J Walczak, Kraków, Poland
Stalinism was much worse than nazizm. Not only the body count supports that, but also a terrible scars on human minds.
Hitler never wanted citizens of conquered countries to march and cheer his portraits, which was the case in every country of the Communist bloc. That speaks for itself.
That woman, who sentenced Polish patriots to death, should be extradicted to Poland, convicted and imprisoned years ago.
Pawel, Warszawa, Poland
If there is evidence that she committed these terrible acts then she should be made to stand trial. I am appalled at Britain's attempts to assist her to evade justice.
How can Britain ask for Litvinenko's suspected killer to be extradited if they refuse the same type of request from an E U state.

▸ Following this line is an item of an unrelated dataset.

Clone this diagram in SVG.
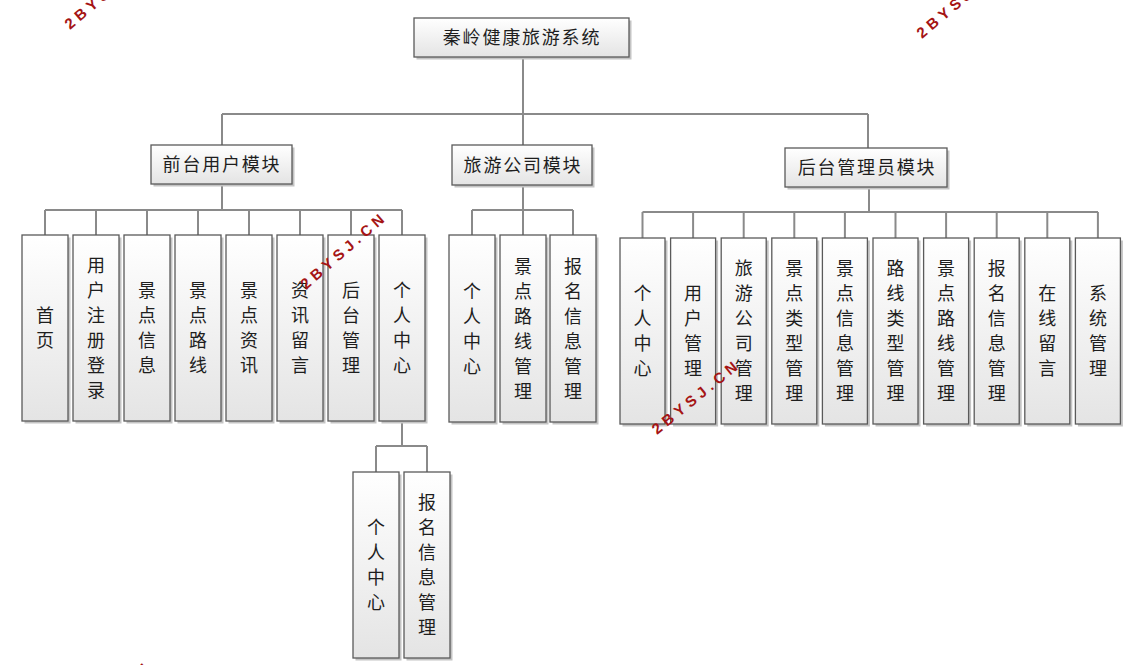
<svg xmlns="http://www.w3.org/2000/svg" width="1126" height="665" viewBox="0 0 1126 665">
<defs>
<linearGradient id="g" x1="0" y1="0" x2="0" y2="1">
<stop offset="0" stop-color="#ffffff"/>
<stop offset="1" stop-color="#e4e4e4"/>
</linearGradient>
<style>
.box{fill:url(#g);stroke:#5a5a5a;stroke-width:1.3}
.sh{fill:#c4c4c4}
.t{font-family:"Noto Sans CJK SC","Noto Sans CJK JP",sans-serif;font-size:18px;fill:#1e1e1e;text-anchor:middle}
.h{letter-spacing:1.8px}
.c{fill:none;stroke:#8a8a8a;stroke-width:2}
.wm{font-family:"Liberation Sans",Arial,sans-serif;font-weight:bold;font-size:15px;letter-spacing:4.5px;fill:#a51414}
</style>
</defs>
<rect width="1126" height="665" fill="#ffffff"/>
<g id="connectors" class="c">
<path d="M523,57V114M222,114H868M222,114V145M523,114V145M868,114V148"/>
<path d="M222,184V210M45,210H402M45,210V235M96,210V235M147,210V235M198,210V235M249,210V235M300,210V235M351,210V235M402,210V235"/>
<path d="M523,185V210M472,210H573M472,210V235M523,210V235M573,210V235"/>
<path d="M869,187V212M642.5,212H1098M642.5,212V238M693.1,212V238M743.7,212V238M794.3,212V238M844.9,212V238M895.5,212V238M946.1,212V238M996.7,212V238M1047.3,212V238M1097.9,212V238"/>
<path d="M402,421V446M376,446H427M376,446V472M427,446V472"/>
</g>
<g id="root"><rect class="sh" x="416.5" y="20.5" width="215" height="39"/><rect class="box" x="414" y="18" width="215" height="39"/><text class="t h" x="522" y="44">秦岭健康旅游系统</text></g>
<g id="m1"><rect class="sh" x="153.5" y="147.5" width="141" height="39"/><rect class="box" x="151" y="145" width="141" height="39"/><text class="t h" x="222" y="171">前台用户模块</text></g>
<g id="m2"><rect class="sh" x="454.5" y="147.5" width="140" height="40"/><rect class="box" x="452" y="145" width="140" height="40"/><text class="t h" x="523" y="171.5">旅游公司模块</text></g>
<g id="m3"><rect class="sh" x="787.5" y="150.5" width="162" height="39"/><rect class="box" x="785" y="148" width="162" height="39"/><text class="t h" x="867" y="174">后台管理员模块</text></g>

<g id="a1"><rect class="sh" x="24.5" y="237.5" width="46" height="186"/><rect class="box" x="22" y="235" width="46" height="186"/><text class="t"><tspan x="45" y="322">首</tspan><tspan x="45" y="347">页</tspan></text></g>
<g id="a2"><rect class="sh" x="75.5" y="237.5" width="46" height="186"/><rect class="box" x="73" y="235" width="46" height="186"/><text class="t"><tspan x="96" y="272">用</tspan><tspan x="96" y="297">户</tspan><tspan x="96" y="322">注</tspan><tspan x="96" y="347">册</tspan><tspan x="96" y="372">登</tspan><tspan x="96" y="397">录</tspan></text></g>
<g id="a3"><rect class="sh" x="126.5" y="237.5" width="46" height="186"/><rect class="box" x="124" y="235" width="46" height="186"/><text class="t"><tspan x="147" y="297">景</tspan><tspan x="147" y="322">点</tspan><tspan x="147" y="347">信</tspan><tspan x="147" y="372">息</tspan></text></g>
<g id="a4"><rect class="sh" x="177.5" y="237.5" width="46" height="186"/><rect class="box" x="175" y="235" width="46" height="186"/><text class="t"><tspan x="198" y="297">景</tspan><tspan x="198" y="322">点</tspan><tspan x="198" y="347">路</tspan><tspan x="198" y="372">线</tspan></text></g>
<g id="a5"><rect class="sh" x="228.5" y="237.5" width="46" height="186"/><rect class="box" x="226" y="235" width="46" height="186"/><text class="t"><tspan x="249" y="297">景</tspan><tspan x="249" y="322">点</tspan><tspan x="249" y="347">资</tspan><tspan x="249" y="372">讯</tspan></text></g>
<g id="a6"><rect class="sh" x="279.5" y="237.5" width="46" height="186"/><rect class="box" x="277" y="235" width="46" height="186"/><text class="t"><tspan x="300" y="297">资</tspan><tspan x="300" y="322">讯</tspan><tspan x="300" y="347">留</tspan><tspan x="300" y="372">言</tspan></text></g>
<g id="a7"><rect class="sh" x="330.5" y="237.5" width="46" height="186"/><rect class="box" x="328" y="235" width="46" height="186"/><text class="t"><tspan x="351" y="297">后</tspan><tspan x="351" y="322">台</tspan><tspan x="351" y="347">管</tspan><tspan x="351" y="372">理</tspan></text></g>
<g id="a8"><rect class="sh" x="381.5" y="237.5" width="46" height="186"/><rect class="box" x="379" y="235" width="46" height="186"/><text class="t"><tspan x="402" y="297">个</tspan><tspan x="402" y="322">人</tspan><tspan x="402" y="347">中</tspan><tspan x="402" y="372">心</tspan></text></g>

<g id="s1"><rect class="sh" x="355.5" y="474.5" width="46" height="186"/><rect class="box" x="353" y="472" width="46" height="186"/><text class="t"><tspan x="376" y="534">个</tspan><tspan x="376" y="559">人</tspan><tspan x="376" y="584">中</tspan><tspan x="376" y="609">心</tspan></text></g>
<g id="s2"><rect class="sh" x="406.5" y="474.5" width="46" height="186"/><rect class="box" x="404" y="472" width="46" height="186"/><text class="t"><tspan x="427" y="509">报</tspan><tspan x="427" y="534">名</tspan><tspan x="427" y="559">信</tspan><tspan x="427" y="584">息</tspan><tspan x="427" y="609">管</tspan><tspan x="427" y="634">理</tspan></text></g>

<g id="b1"><rect class="sh" x="451.5" y="237.5" width="46" height="187"/><rect class="box" x="449" y="235" width="46" height="187"/><text class="t"><tspan x="472" y="297.5">个</tspan><tspan x="472" y="322.5">人</tspan><tspan x="472" y="347.5">中</tspan><tspan x="472" y="372.5">心</tspan></text></g>
<g id="b2"><rect class="sh" x="502.5" y="237.5" width="46" height="187"/><rect class="box" x="500" y="235" width="46" height="187"/><text class="t"><tspan x="523" y="272.5">景</tspan><tspan x="523" y="297.5">点</tspan><tspan x="523" y="322.5">路</tspan><tspan x="523" y="347.5">线</tspan><tspan x="523" y="372.5">管</tspan><tspan x="523" y="397.5">理</tspan></text></g>
<g id="b3"><rect class="sh" x="552.5" y="237.5" width="46" height="187"/><rect class="box" x="550" y="235" width="46" height="187"/><text class="t"><tspan x="573" y="272.5">报</tspan><tspan x="573" y="297.5">名</tspan><tspan x="573" y="322.5">信</tspan><tspan x="573" y="347.5">息</tspan><tspan x="573" y="372.5">管</tspan><tspan x="573" y="397.5">理</tspan></text></g>

<g id="c1"><rect class="sh" x="622.5" y="240.5" width="45" height="186"/><rect class="box" x="620" y="238" width="45" height="186"/><text class="t"><tspan x="642.5" y="300">个</tspan><tspan x="642.5" y="325">人</tspan><tspan x="642.5" y="350">中</tspan><tspan x="642.5" y="375">心</tspan></text></g>
<g id="c2"><rect class="sh" x="673.1" y="240.5" width="45" height="186"/><rect class="box" x="670.6" y="238" width="45" height="186"/><text class="t"><tspan x="693.1" y="300">用</tspan><tspan x="693.1" y="325">户</tspan><tspan x="693.1" y="350">管</tspan><tspan x="693.1" y="375">理</tspan></text></g>
<g id="c3"><rect class="sh" x="723.7" y="240.5" width="45" height="186"/><rect class="box" x="721.2" y="238" width="45" height="186"/><text class="t"><tspan x="743.7" y="275">旅</tspan><tspan x="743.7" y="300">游</tspan><tspan x="743.7" y="325">公</tspan><tspan x="743.7" y="350">司</tspan><tspan x="743.7" y="375">管</tspan><tspan x="743.7" y="400">理</tspan></text></g>
<g id="c4"><rect class="sh" x="774.3" y="240.5" width="45" height="186"/><rect class="box" x="771.8" y="238" width="45" height="186"/><text class="t"><tspan x="794.3" y="275">景</tspan><tspan x="794.3" y="300">点</tspan><tspan x="794.3" y="325">类</tspan><tspan x="794.3" y="350">型</tspan><tspan x="794.3" y="375">管</tspan><tspan x="794.3" y="400">理</tspan></text></g>
<g id="c5"><rect class="sh" x="824.9" y="240.5" width="45" height="186"/><rect class="box" x="822.4" y="238" width="45" height="186"/><text class="t"><tspan x="844.9" y="275">景</tspan><tspan x="844.9" y="300">点</tspan><tspan x="844.9" y="325">信</tspan><tspan x="844.9" y="350">息</tspan><tspan x="844.9" y="375">管</tspan><tspan x="844.9" y="400">理</tspan></text></g>
<g id="c6"><rect class="sh" x="875.5" y="240.5" width="45" height="186"/><rect class="box" x="873" y="238" width="45" height="186"/><text class="t"><tspan x="895.5" y="275">路</tspan><tspan x="895.5" y="300">线</tspan><tspan x="895.5" y="325">类</tspan><tspan x="895.5" y="350">型</tspan><tspan x="895.5" y="375">管</tspan><tspan x="895.5" y="400">理</tspan></text></g>
<g id="c7"><rect class="sh" x="926.1" y="240.5" width="45" height="186"/><rect class="box" x="923.6" y="238" width="45" height="186"/><text class="t"><tspan x="946.1" y="275">景</tspan><tspan x="946.1" y="300">点</tspan><tspan x="946.1" y="325">路</tspan><tspan x="946.1" y="350">线</tspan><tspan x="946.1" y="375">管</tspan><tspan x="946.1" y="400">理</tspan></text></g>
<g id="c8"><rect class="sh" x="976.7" y="240.5" width="45" height="186"/><rect class="box" x="974.2" y="238" width="45" height="186"/><text class="t"><tspan x="996.7" y="275">报</tspan><tspan x="996.7" y="300">名</tspan><tspan x="996.7" y="325">信</tspan><tspan x="996.7" y="350">息</tspan><tspan x="996.7" y="375">管</tspan><tspan x="996.7" y="400">理</tspan></text></g>
<g id="c9"><rect class="sh" x="1027.3" y="240.5" width="45" height="186"/><rect class="box" x="1024.8" y="238" width="45" height="186"/><text class="t"><tspan x="1047.3" y="300">在</tspan><tspan x="1047.3" y="325">线</tspan><tspan x="1047.3" y="350">留</tspan><tspan x="1047.3" y="375">言</tspan></text></g>
<g id="c10"><rect class="sh" x="1077.9" y="240.5" width="45" height="186"/><rect class="box" x="1075.4" y="238" width="45" height="186"/><text class="t"><tspan x="1097.9" y="300">系</tspan><tspan x="1097.9" y="325">统</tspan><tspan x="1097.9" y="350">管</tspan><tspan x="1097.9" y="375">理</tspan></text></g>

<g id="watermarks">
<text class="wm" transform="translate(70,30) rotate(-40)">2BYSJ.CN</text>
<text class="wm" transform="translate(922,39) rotate(-40)">2BYSJ.CN</text>
<text class="wm" transform="translate(306,290) rotate(-41)">2BYSJ.CN</text>
<text class="wm" transform="translate(657,435) rotate(-39)">2BYSJ.CN</text>
<text class="wm" transform="translate(69,738) rotate(-40)">2BYSJ.CN</text>
</g>
</svg>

Living in a former communist country the evidence of their repression and brutality is everywhere. That their own citizens carried out these terrible crimes to their fellow countrymen does not make any difference to the purpetrator's guilt or innocence.
Britain's role in the post wartime treatment of Polish officers is already something which we have to squirm over. Now we are shielding this woman from justice. Send her back to this E U country - or are the Government saying the there is no justice in our E U cousin's countries?
Her suggestion of anti-semitism is beneath contempt. Another arrogant communist declaring that the World will never bring her to book.
Riley, Kiev, Ukraine
Poland had a 2 similar requests turned down by Israel for the extradition of Salomon Morel, a Communist accused of brutalities in post-war Poland. He died of natural causes in Tel Aviv in February this year having avoided any form of justice.
Arild, Sandefjord, Norge
And all of those, colaborating voluntarily with comunists, claim their innocence. They put ordinary people to torture sent to siberian work camps and afterwards say: "hey, be resonable, this were the times, we are inocent. We followed orders."
Witold, Lodnon, UK
extradite now
Marc, London,
It is about time prosecutor Wolinska faces justice.
She should be also stripped of her British citizenship.
Send her to Poland on the next plane !
Jack, Vancouver, Canada
The spinelessness of the Brits makes me sick. Just because someone is old they are not responsible for the crimes they have committed? If Hitler or any other Nazi lived in the UK now, and was in his 90s, he would be left alone because you really cannot try an old guy, can you? I don't know if she is guilty, that is for the court to establish. One of conditions of Poland's joining the EU was the impartiality of the country's judicial system.
Playing the anti-semitic card is just typical. Of course, all the Poles are a bunch of antisemites who are just out to get her because she is Jewish, not because she is possibly a criminal responsible for the deaths of a number of the resistance heroes. Lets not forget those resistance fighters risked their lives to fight the Nazis, the people who thought that Wolinka, all the Jews, and Poles, and Russians, and basically everyone but them, were subhumans.
If someone is a criminal they have to face justice, whether they are 20 or 100 years old.
Jacek, Winnipeg, Canada
Stalinism was as bad as the Nazis. It doesn't matter how long ago this was.
Liz, London,
so if a Jewish person is involved in a muder / unlawful killing, then to bring them to account for it is anti-Semitic? What, do they have immunity from justice?